-- TASK DATA --
■ ■ ■

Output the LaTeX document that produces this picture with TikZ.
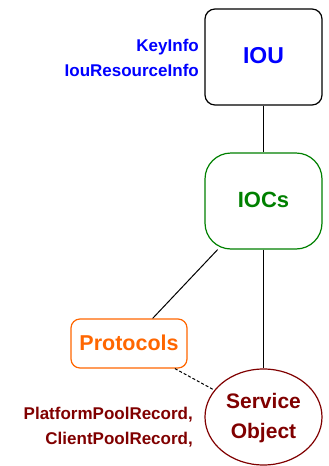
\documentclass[tikz,border=0pt]{standalone}
\usepackage{fontspec}
\setmainfont{Liberation Sans}
\usetikzlibrary{shapes.geometric}
\definecolor{cblue}{RGB}{0,0,255}
\definecolor{cgreen}{RGB}{0,128,0}
\definecolor{corange}{RGB}{255,102,0}
\definecolor{cbrown}{RGB}{128,0,0}
\begin{document}
\begin{tikzpicture}[x=1pt,y=-1pt,
  box/.style={draw,line width=1.2pt,inner sep=0pt,minimum width=117pt,minimum height=96pt,font=\bfseries},
  link/.style={line width=1pt,black},
  lbl/.style={inner sep=0pt,anchor=base east,font=\fontsize{17}{24}\selectfont\bfseries}]
\useasboundingbox (0,0) rectangle (329,466);
\node[box,rounded corners=10pt,text=cblue,font=\fontsize{23}{28}\selectfont\bfseries] (iou) at (263.5,57) {\raisebox{3pt}{IOU}};
\node[box,draw=cgreen,rounded corners=26pt,text=cgreen,font=\fontsize{22}{28}\selectfont\bfseries] (iocs) at (263.5,201) {\raisebox{3pt}{IOCs}};
\node[box,draw=corange,rounded corners=9pt,minimum width=116pt,minimum height=49pt,text=corange,font=\fontsize{21.5}{26}\selectfont\bfseries] (prot) at (129,343.5) {\raisebox{2pt}{Protocols}};
\node[box,ellipse,draw=cbrown,text=cbrown,font=\fontsize{21}{30}\selectfont\bfseries] (svc) at (263.5,417) {\raisebox{-3pt}{\begin{tabular}{@{}c@{}}Service\\Object\end{tabular}}};
\node[lbl,text=cblue] (keyinfo) at (199,51) {KeyInfo};
\node[lbl,text=cblue] (iouri) at (199,76) {IouResourceInfo};
\node[lbl,text=cbrown] (ppr) at (193,419.5) {PlatformPoolRecord,};
\node[lbl,text=cbrown] (cpr) at (193,444) {ClientPoolRecord,};
\draw[link] (iou.south) -- (iocs.north);
\draw[link] (iocs.south) -- (svc.north);
\draw[link] (iocs) -- (prot);
\draw[link,dash pattern=on 3pt off 2pt] (prot) -- (svc);
\end{tikzpicture}
\end{document}
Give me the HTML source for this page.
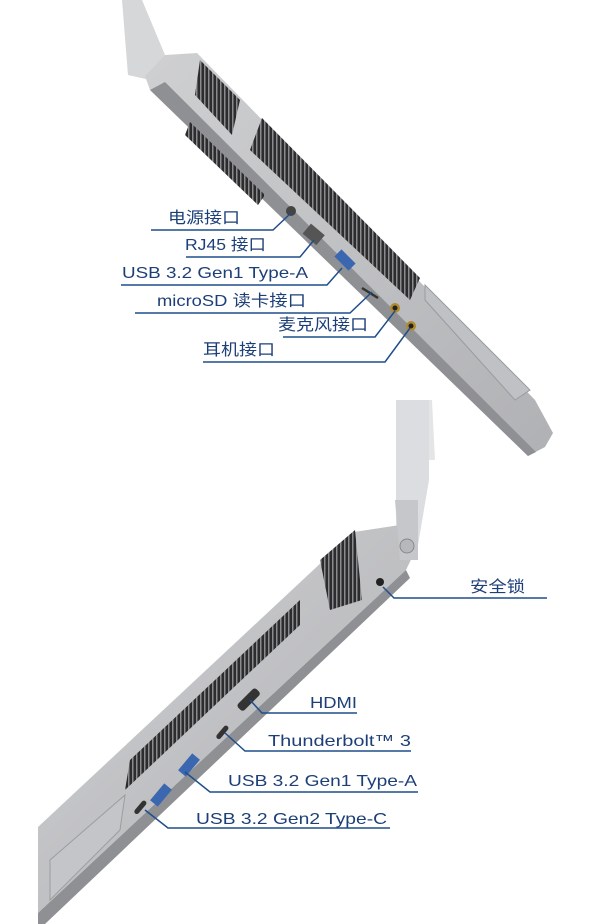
<!DOCTYPE html>
<html><head><meta charset="utf-8"><style>
html,body{margin:0;padding:0;background:#fff;width:600px;height:924px;overflow:hidden}
svg{display:block}
text{font-family:"Liberation Sans","Noto Sans CJK SC",sans-serif;font-size:16px;fill:#1d3f78}
</style></head><body>
<svg width="600" height="924" viewBox="0 0 600 924">
<defs>
<linearGradient id="g1" x1="0" y1="0" x2="1" y2="1"><stop offset="0" stop-color="#cfd0d2"/><stop offset="1" stop-color="#b0b1b4"/></linearGradient>
<pattern id="vent" width="4" height="4" patternUnits="userSpaceOnUse"><rect width="4" height="4" fill="#2c2c2e"/><rect width="1.5" height="4" fill="#8a8b8e"/></pattern>
</defs>
<!-- TOP LAPTOP -->
<polygon points="122,0 142,0 165,55 150,80 128,75" fill="#d6d7d9"/>
<polygon points="197,53 535,400 553,433 545,447 528,456 150,90 145,76 165,55" fill="url(#g1)"/>
<polygon points="150,90 528,456 536,452 165,82" fill="#8f9093"/>
<polygon points="200,60 240,100 232,135 195,95" fill="url(#vent)"/>
<polygon points="190,122 265,195 258,205 185,135" fill="url(#vent)"/>
<polygon points="262,118 420,278 410,300 250,150" fill="url(#vent)"/>
<polygon points="425,285 530,390 515,400 425,300" fill="#c0c1c4" stroke="#9a9b9e"/>
<circle cx="291" cy="211" r="5" fill="#444"/>
<rect x="305" y="228" width="18" height="13" fill="#555" transform="rotate(40 314 234)"/>
<rect x="335" y="255" width="20" height="10" fill="#3a67b0" transform="rotate(45 345 260)"/>
<line x1="362" y1="288" x2="378" y2="298" stroke="#333" stroke-width="2.5"/>
<circle cx="395" cy="308" r="5" fill="#b08a2e"/><circle cx="395" cy="308" r="2.5" fill="#222"/>
<circle cx="411" cy="326" r="5" fill="#b08a2e"/><circle cx="411" cy="326" r="2.5" fill="#222"/>
<polygon points="410,400 432,400 435,460 415,460" fill="#e4e5e7"/>
<!-- BOTTOM LAPTOP -->
<polygon points="396,400 429,400 429,480 418,545 396,545" fill="#dcdde0"/>
<polygon points="354,532 400,525 418,545 406,570 38,913 38,827" fill="url(#g1)"/>
<polygon points="406,570 38,913 38,924 45,924 410,578" fill="#8f9093"/>
<polygon points="395,500 418,500 418,560 400,560" fill="#c6c7ca"/>
<circle cx="407" cy="546" r="7" fill="#b7b8bb" stroke="#888"/>
<polygon points="320,560 355,530 362,600 330,610" fill="url(#vent)"/>
<polygon points="300,600 130,760 125,790 300,625" fill="url(#vent)"/>
<polygon points="125,795 50,860 50,900 120,830" fill="#c4c5c8" stroke="#9c9da0"/>
<circle cx="380" cy="582" r="4" fill="#222"/>
<rect x="236" y="695" width="26" height="9" rx="3" fill="#333" transform="rotate(-45 249 700)"/>
<rect x="214" y="730" width="16" height="5" rx="2.5" fill="#333" transform="rotate(-50 222 732)"/>
<rect x="178" y="760" width="22" height="10" fill="#3a67b0" transform="rotate(-50 189 765)"/>
<rect x="150" y="790" width="22" height="10" fill="#3a67b0" transform="rotate(-50 161 795)"/>
<rect x="132" y="805" width="16" height="5" rx="2.5" fill="#333" transform="rotate(-50 140 807)"/>
<!-- LINES -->
<g stroke="#1f4e8c" stroke-width="1.5" fill="none">
<polyline points="151,230 273,230 291,213"/>
<polyline points="186,257 300,257 314,240"/>
<polyline points="121,285 327,285 342,268"/>
<polyline points="135,313 350,313 372,292"/>
<polyline points="283,337 375,337 395,311"/>
<polyline points="203,362 385,362 410,328"/>
<polyline points="383,587 394,598 547,598"/>
<polyline points="250,700 262,713 357,713"/>
<polyline points="225,733 245,751 411,751"/>
<polyline points="185,772 210,792 418,792"/>
<polyline points="145,810 168,828 390,828"/>
</g>
<text x="168" y="223" textLength="72" lengthAdjust="spacingAndGlyphs">电源接口</text>
<text x="185" y="250" textLength="81" lengthAdjust="spacingAndGlyphs">RJ45 接口</text>
<text x="122" y="278" textLength="186" lengthAdjust="spacingAndGlyphs">USB 3.2 Gen1 Type-A</text>
<text x="157" y="306" textLength="149" lengthAdjust="spacingAndGlyphs">microSD 读卡接口</text>
<text x="278" y="330" textLength="90" lengthAdjust="spacingAndGlyphs">麦克风接口</text>
<text x="203" y="355" textLength="72" lengthAdjust="spacingAndGlyphs">耳机接口</text>
<text x="470" y="592" textLength="55" lengthAdjust="spacingAndGlyphs">安全锁</text>
<text x="310" y="708" textLength="47" lengthAdjust="spacingAndGlyphs">HDMI</text>
<text x="268" y="746" textLength="143" lengthAdjust="spacingAndGlyphs">Thunderbolt™ 3</text>
<text x="228" y="786" textLength="189" lengthAdjust="spacingAndGlyphs">USB 3.2 Gen1 Type-A</text>
<text x="196" y="824" textLength="191" lengthAdjust="spacingAndGlyphs">USB 3.2 Gen2 Type-C</text>
</svg>
</body></html>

■ ■ ■

-- WHAT TO WORK ON --
Leave the pictures out and reproduce each record exactly as written.

-- EXPECTED ANSWER --
Output the LaTeX document that produces this picture with TikZ.
\documentclass[tikz,border=0pt]{standalone}
\usepackage{fontspec}
\setmainfont{Liberation Sans}
\usetikzlibrary{shapes.geometric}
\definecolor{cblue}{RGB}{0,0,255}
\definecolor{cgreen}{RGB}{0,128,0}
\definecolor{corange}{RGB}{255,102,0}
\definecolor{cbrown}{RGB}{128,0,0}
\begin{document}
\begin{tikzpicture}[x=1pt,y=-1pt,
  box/.style={draw,line width=1.2pt,inner sep=0pt,minimum width=117pt,minimum height=96pt,font=\bfseries},
  link/.style={line width=1pt,black},
  lbl/.style={inner sep=0pt,anchor=base east,font=\fontsize{17}{24}\selectfont\bfseries}]
\useasboundingbox (0,0) rectangle (329,466);
\node[box,rounded corners=10pt,text=cblue,font=\fontsize{23}{28}\selectfont\bfseries] (iou) at (263.5,57) {\raisebox{3pt}{IOU}};
\node[box,draw=cgreen,rounded corners=26pt,text=cgreen,font=\fontsize{22}{28}\selectfont\bfseries] (iocs) at (263.5,201) {\raisebox{3pt}{IOCs}};
\node[box,draw=corange,rounded corners=9pt,minimum width=116pt,minimum height=49pt,text=corange,font=\fontsize{21.5}{26}\selectfont\bfseries] (prot) at (129,343.5) {\raisebox{2pt}{Protocols}};
\node[box,ellipse,draw=cbrown,text=cbrown,font=\fontsize{21}{30}\selectfont\bfseries] (svc) at (263.5,417) {\raisebox{-3pt}{\begin{tabular}{@{}c@{}}Service\\Object\end{tabular}}};
\node[lbl,text=cblue] (keyinfo) at (199,51) {KeyInfo};
\node[lbl,text=cblue] (iouri) at (199,76) {IouResourceInfo};
\node[lbl,text=cbrown] (ppr) at (193,419.5) {PlatformPoolRecord,};
\node[lbl,text=cbrown] (cpr) at (193,444) {ClientPoolRecord,};
\draw[link] (iou.south) -- (iocs.north);
\draw[link] (iocs.south) -- (svc.north);
\draw[link] (iocs) -- (prot);
\draw[link,dash pattern=on 3pt off 2pt] (prot) -- (svc);
\end{tikzpicture}
\end{document}
Give me the HTML source for this page.
<!DOCTYPE html>
<html><head><meta charset="utf-8"><style>
html,body{margin:0;padding:0;background:#fff;width:600px;height:924px;overflow:hidden}
svg{display:block}
text{font-family:"Liberation Sans","Noto Sans CJK SC",sans-serif;font-size:16px;fill:#1d3f78}
</style></head><body>
<svg width="600" height="924" viewBox="0 0 600 924">
<defs>
<linearGradient id="g1" x1="0" y1="0" x2="1" y2="1"><stop offset="0" stop-color="#cfd0d2"/><stop offset="1" stop-color="#b0b1b4"/></linearGradient>
<pattern id="vent" width="4" height="4" patternUnits="userSpaceOnUse"><rect width="4" height="4" fill="#2c2c2e"/><rect width="1.5" height="4" fill="#8a8b8e"/></pattern>
</defs>
<!-- TOP LAPTOP -->
<polygon points="122,0 142,0 165,55 150,80 128,75" fill="#d6d7d9"/>
<polygon points="197,53 535,400 553,433 545,447 528,456 150,90 145,76 165,55" fill="url(#g1)"/>
<polygon points="150,90 528,456 536,452 165,82" fill="#8f9093"/>
<polygon points="200,60 240,100 232,135 195,95" fill="url(#vent)"/>
<polygon points="190,122 265,195 258,205 185,135" fill="url(#vent)"/>
<polygon points="262,118 420,278 410,300 250,150" fill="url(#vent)"/>
<polygon points="425,285 530,390 515,400 425,300" fill="#c0c1c4" stroke="#9a9b9e"/>
<circle cx="291" cy="211" r="5" fill="#444"/>
<rect x="305" y="228" width="18" height="13" fill="#555" transform="rotate(40 314 234)"/>
<rect x="335" y="255" width="20" height="10" fill="#3a67b0" transform="rotate(45 345 260)"/>
<line x1="362" y1="288" x2="378" y2="298" stroke="#333" stroke-width="2.5"/>
<circle cx="395" cy="308" r="5" fill="#b08a2e"/><circle cx="395" cy="308" r="2.5" fill="#222"/>
<circle cx="411" cy="326" r="5" fill="#b08a2e"/><circle cx="411" cy="326" r="2.5" fill="#222"/>
<polygon points="410,400 432,400 435,460 415,460" fill="#e4e5e7"/>
<!-- BOTTOM LAPTOP -->
<polygon points="396,400 429,400 429,480 418,545 396,545" fill="#dcdde0"/>
<polygon points="354,532 400,525 418,545 406,570 38,913 38,827" fill="url(#g1)"/>
<polygon points="406,570 38,913 38,924 45,924 410,578" fill="#8f9093"/>
<polygon points="395,500 418,500 418,560 400,560" fill="#c6c7ca"/>
<circle cx="407" cy="546" r="7" fill="#b7b8bb" stroke="#888"/>
<polygon points="320,560 355,530 362,600 330,610" fill="url(#vent)"/>
<polygon points="300,600 130,760 125,790 300,625" fill="url(#vent)"/>
<polygon points="125,795 50,860 50,900 120,830" fill="#c4c5c8" stroke="#9c9da0"/>
<circle cx="380" cy="582" r="4" fill="#222"/>
<rect x="236" y="695" width="26" height="9" rx="3" fill="#333" transform="rotate(-45 249 700)"/>
<rect x="214" y="730" width="16" height="5" rx="2.5" fill="#333" transform="rotate(-50 222 732)"/>
<rect x="178" y="760" width="22" height="10" fill="#3a67b0" transform="rotate(-50 189 765)"/>
<rect x="150" y="790" width="22" height="10" fill="#3a67b0" transform="rotate(-50 161 795)"/>
<rect x="132" y="805" width="16" height="5" rx="2.5" fill="#333" transform="rotate(-50 140 807)"/>
<!-- LINES -->
<g stroke="#1f4e8c" stroke-width="1.5" fill="none">
<polyline points="151,230 273,230 291,213"/>
<polyline points="186,257 300,257 314,240"/>
<polyline points="121,285 327,285 342,268"/>
<polyline points="135,313 350,313 372,292"/>
<polyline points="283,337 375,337 395,311"/>
<polyline points="203,362 385,362 410,328"/>
<polyline points="383,587 394,598 547,598"/>
<polyline points="250,700 262,713 357,713"/>
<polyline points="225,733 245,751 411,751"/>
<polyline points="185,772 210,792 418,792"/>
<polyline points="145,810 168,828 390,828"/>
</g>
<text x="168" y="223" textLength="72" lengthAdjust="spacingAndGlyphs">电源接口</text>
<text x="185" y="250" textLength="81" lengthAdjust="spacingAndGlyphs">RJ45 接口</text>
<text x="122" y="278" textLength="186" lengthAdjust="spacingAndGlyphs">USB 3.2 Gen1 Type-A</text>
<text x="157" y="306" textLength="149" lengthAdjust="spacingAndGlyphs">microSD 读卡接口</text>
<text x="278" y="330" textLength="90" lengthAdjust="spacingAndGlyphs">麦克风接口</text>
<text x="203" y="355" textLength="72" lengthAdjust="spacingAndGlyphs">耳机接口</text>
<text x="470" y="592" textLength="55" lengthAdjust="spacingAndGlyphs">安全锁</text>
<text x="310" y="708" textLength="47" lengthAdjust="spacingAndGlyphs">HDMI</text>
<text x="268" y="746" textLength="143" lengthAdjust="spacingAndGlyphs">Thunderbolt™ 3</text>
<text x="228" y="786" textLength="189" lengthAdjust="spacingAndGlyphs">USB 3.2 Gen1 Type-A</text>
<text x="196" y="824" textLength="191" lengthAdjust="spacingAndGlyphs">USB 3.2 Gen2 Type-C</text>
</svg>
</body></html>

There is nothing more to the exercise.